Pier Luigi Bersani insiste sul rinnovamento. Dopo la nomina di Laura Boldrini e Pietro Grasso alla presidenza di Camera e Senato è la volta dei capigruppo. Basta vecchi esponenti del partito. Nessuna proroga per gli ex presidenti Anna Finocchiaro e Dario Franceschini. Sorprendendo un’altra volta i suoi parlamentari, il segretario punta su Luigi Zanda e Roberto Speranza.
Particolarmente significativa la nomina del nuovo capogruppo a Montecitorio. Il trentaquattrenne già segretario regionale in Basilicata è la dimostrazione evidente della strategia di Bersani. «Stiamo cercando di far girare la ruota. Di valorizzare le esperienze e utilizzare nuove forze».
Una rottamazione in ritardo, insomma. Una conferma del rinnovamento chiesto più volte dall’inedito asse tra renziani e “giovani turchi”. L’obiettivo è duplice. Mettere all’angolo i grillini sfidando il MoVimento Cinque Stelle sul suo stesso terreno, quello della novità e del cambiamento (e uguali criteri saranno utilizzati nella scelta dei ministri di un eventuale governo Bersani). E prepararsi alla prossima campagna elettorale, qualora dovesse naufragare la nascita di un esecutivo guidato dal segretario Pd.
Tutti d’accordo? Non proprio. L’elezione di Roberto Speranza crea qualche malumore all’interno del partito. Non tutti i deputati gradiscono l’idea di sacrificare i big del partito sull’altare del confronto con i grillini. Soprattutto in una fase in cui i parlamentari a cinque stelle non sembrano essere particolarmente disponibili al dialogo.
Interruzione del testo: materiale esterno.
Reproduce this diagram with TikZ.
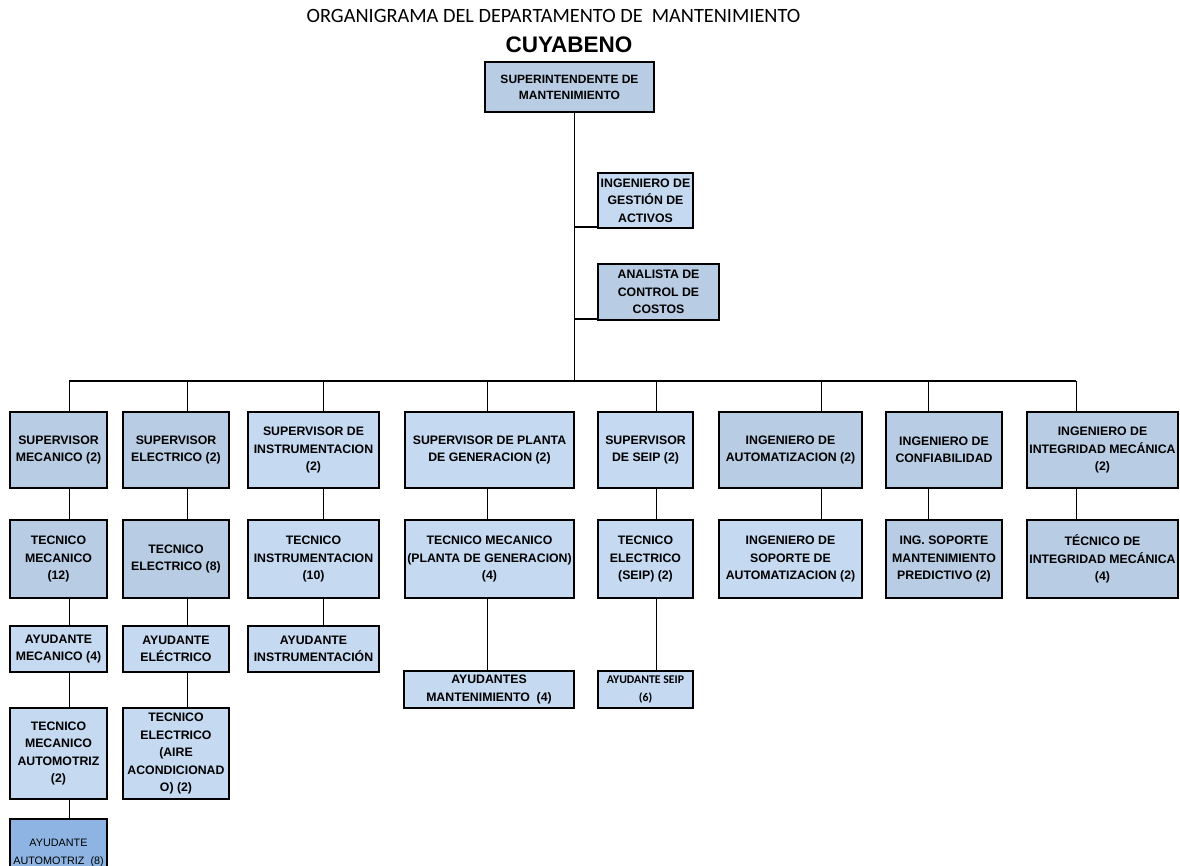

Ma è la scelta dei nuovi presidenti di gruppo a far innervosire più di qualche deputato. Altro che consultazione democratica. Come era già avvenuto per i presidenti di Camera e Senato, i candidati proposti da Bersani vengono presentati ai parlamentari all’ultimo momento. Calati dall’alto, senza alcuna possibilità di confronto.
E così si rischia il caso. Al Senato l’elezione di Zanda avviene per acclamazione, è sufficiente un lungo applauso. Alla Camera il pomeriggio è molto più agitato. Alla richiesta di votare per acclamazione si oppone Luigi Bobba, ricordando che il regolamento prevede il voto segreto.
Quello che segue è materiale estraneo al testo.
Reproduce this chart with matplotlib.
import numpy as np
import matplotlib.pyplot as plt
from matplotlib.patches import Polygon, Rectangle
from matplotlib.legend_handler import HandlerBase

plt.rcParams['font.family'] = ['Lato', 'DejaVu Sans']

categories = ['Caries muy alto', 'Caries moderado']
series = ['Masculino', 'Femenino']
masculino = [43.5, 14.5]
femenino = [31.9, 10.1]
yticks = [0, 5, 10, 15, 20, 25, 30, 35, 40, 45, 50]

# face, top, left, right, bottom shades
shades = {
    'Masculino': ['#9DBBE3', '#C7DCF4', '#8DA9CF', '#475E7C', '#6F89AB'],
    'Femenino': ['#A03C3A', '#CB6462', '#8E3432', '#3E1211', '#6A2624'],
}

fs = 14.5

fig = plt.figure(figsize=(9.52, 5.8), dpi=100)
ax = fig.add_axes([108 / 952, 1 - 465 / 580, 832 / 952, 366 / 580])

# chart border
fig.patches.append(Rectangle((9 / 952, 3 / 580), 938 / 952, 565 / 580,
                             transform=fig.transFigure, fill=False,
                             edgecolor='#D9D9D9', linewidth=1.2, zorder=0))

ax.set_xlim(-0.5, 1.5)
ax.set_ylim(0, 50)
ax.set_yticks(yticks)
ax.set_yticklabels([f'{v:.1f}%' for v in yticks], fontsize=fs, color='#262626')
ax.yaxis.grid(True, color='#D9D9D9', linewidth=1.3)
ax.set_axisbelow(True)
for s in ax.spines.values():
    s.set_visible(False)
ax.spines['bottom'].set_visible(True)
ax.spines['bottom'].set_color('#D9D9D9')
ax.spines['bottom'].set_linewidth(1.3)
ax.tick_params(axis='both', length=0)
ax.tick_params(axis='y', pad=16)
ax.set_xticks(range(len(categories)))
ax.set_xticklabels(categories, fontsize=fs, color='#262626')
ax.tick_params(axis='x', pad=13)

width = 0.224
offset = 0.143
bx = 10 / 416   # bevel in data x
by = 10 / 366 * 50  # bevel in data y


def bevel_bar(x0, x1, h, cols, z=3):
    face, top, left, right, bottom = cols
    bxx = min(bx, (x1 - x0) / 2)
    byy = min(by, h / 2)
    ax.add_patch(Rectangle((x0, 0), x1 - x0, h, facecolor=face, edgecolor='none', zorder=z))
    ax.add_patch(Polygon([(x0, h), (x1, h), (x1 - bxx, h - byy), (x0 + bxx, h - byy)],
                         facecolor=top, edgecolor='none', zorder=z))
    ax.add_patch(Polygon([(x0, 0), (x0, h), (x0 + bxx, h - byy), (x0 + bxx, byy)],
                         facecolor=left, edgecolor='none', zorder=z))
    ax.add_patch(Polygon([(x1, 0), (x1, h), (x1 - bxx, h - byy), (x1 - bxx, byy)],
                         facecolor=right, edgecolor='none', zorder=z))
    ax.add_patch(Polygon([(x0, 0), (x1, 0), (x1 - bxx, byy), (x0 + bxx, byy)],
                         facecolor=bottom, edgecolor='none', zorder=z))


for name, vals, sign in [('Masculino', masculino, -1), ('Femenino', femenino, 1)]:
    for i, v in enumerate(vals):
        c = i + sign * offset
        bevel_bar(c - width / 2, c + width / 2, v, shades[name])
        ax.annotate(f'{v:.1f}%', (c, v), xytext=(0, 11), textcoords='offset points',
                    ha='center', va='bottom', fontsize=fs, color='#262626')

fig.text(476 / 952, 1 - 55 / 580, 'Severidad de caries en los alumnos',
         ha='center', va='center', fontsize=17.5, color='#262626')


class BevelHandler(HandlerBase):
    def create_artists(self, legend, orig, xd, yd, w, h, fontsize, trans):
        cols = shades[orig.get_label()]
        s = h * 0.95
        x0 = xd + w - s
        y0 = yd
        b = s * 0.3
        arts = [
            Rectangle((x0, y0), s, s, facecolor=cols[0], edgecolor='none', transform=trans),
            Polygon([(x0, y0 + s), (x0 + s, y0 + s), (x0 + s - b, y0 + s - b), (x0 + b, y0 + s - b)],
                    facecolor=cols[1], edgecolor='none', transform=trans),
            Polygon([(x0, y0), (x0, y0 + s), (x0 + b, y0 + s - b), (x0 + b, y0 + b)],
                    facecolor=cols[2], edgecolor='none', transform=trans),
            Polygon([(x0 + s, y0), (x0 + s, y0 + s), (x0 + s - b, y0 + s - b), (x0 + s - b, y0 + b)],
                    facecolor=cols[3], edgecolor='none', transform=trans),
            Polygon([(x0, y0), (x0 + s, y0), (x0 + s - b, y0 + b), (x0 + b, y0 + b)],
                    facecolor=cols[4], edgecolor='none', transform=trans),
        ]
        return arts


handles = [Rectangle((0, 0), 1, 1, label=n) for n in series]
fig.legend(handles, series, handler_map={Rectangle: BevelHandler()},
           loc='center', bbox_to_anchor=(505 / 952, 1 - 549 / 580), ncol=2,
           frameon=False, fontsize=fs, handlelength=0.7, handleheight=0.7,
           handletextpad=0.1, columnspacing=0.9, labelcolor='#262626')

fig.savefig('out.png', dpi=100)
Si va alla conta. Su 293 deputati, sono 284 ad esprimersi. Spuntano 53 schede bianche, 6 nulle, ben 25 disperse. Alla fine il presidente viene eletto con 200 preferenze. «È andata bene, un certo numero di voti contrari è fisiologico» ragionano al Nazareno. In realtà nel partito lo scontento è forte. In molti lamentano di non essere stati coinvolti nella scelta del capogruppo. Qualcuno inizia a non condividere la strategia del segretario. Digeriti i mal di pancia, la spunta ancora la linea bersaniana. Almeno fino a giovedì, quando la delegazione Pd salirà al Colle per incontrare il capo dello Stato.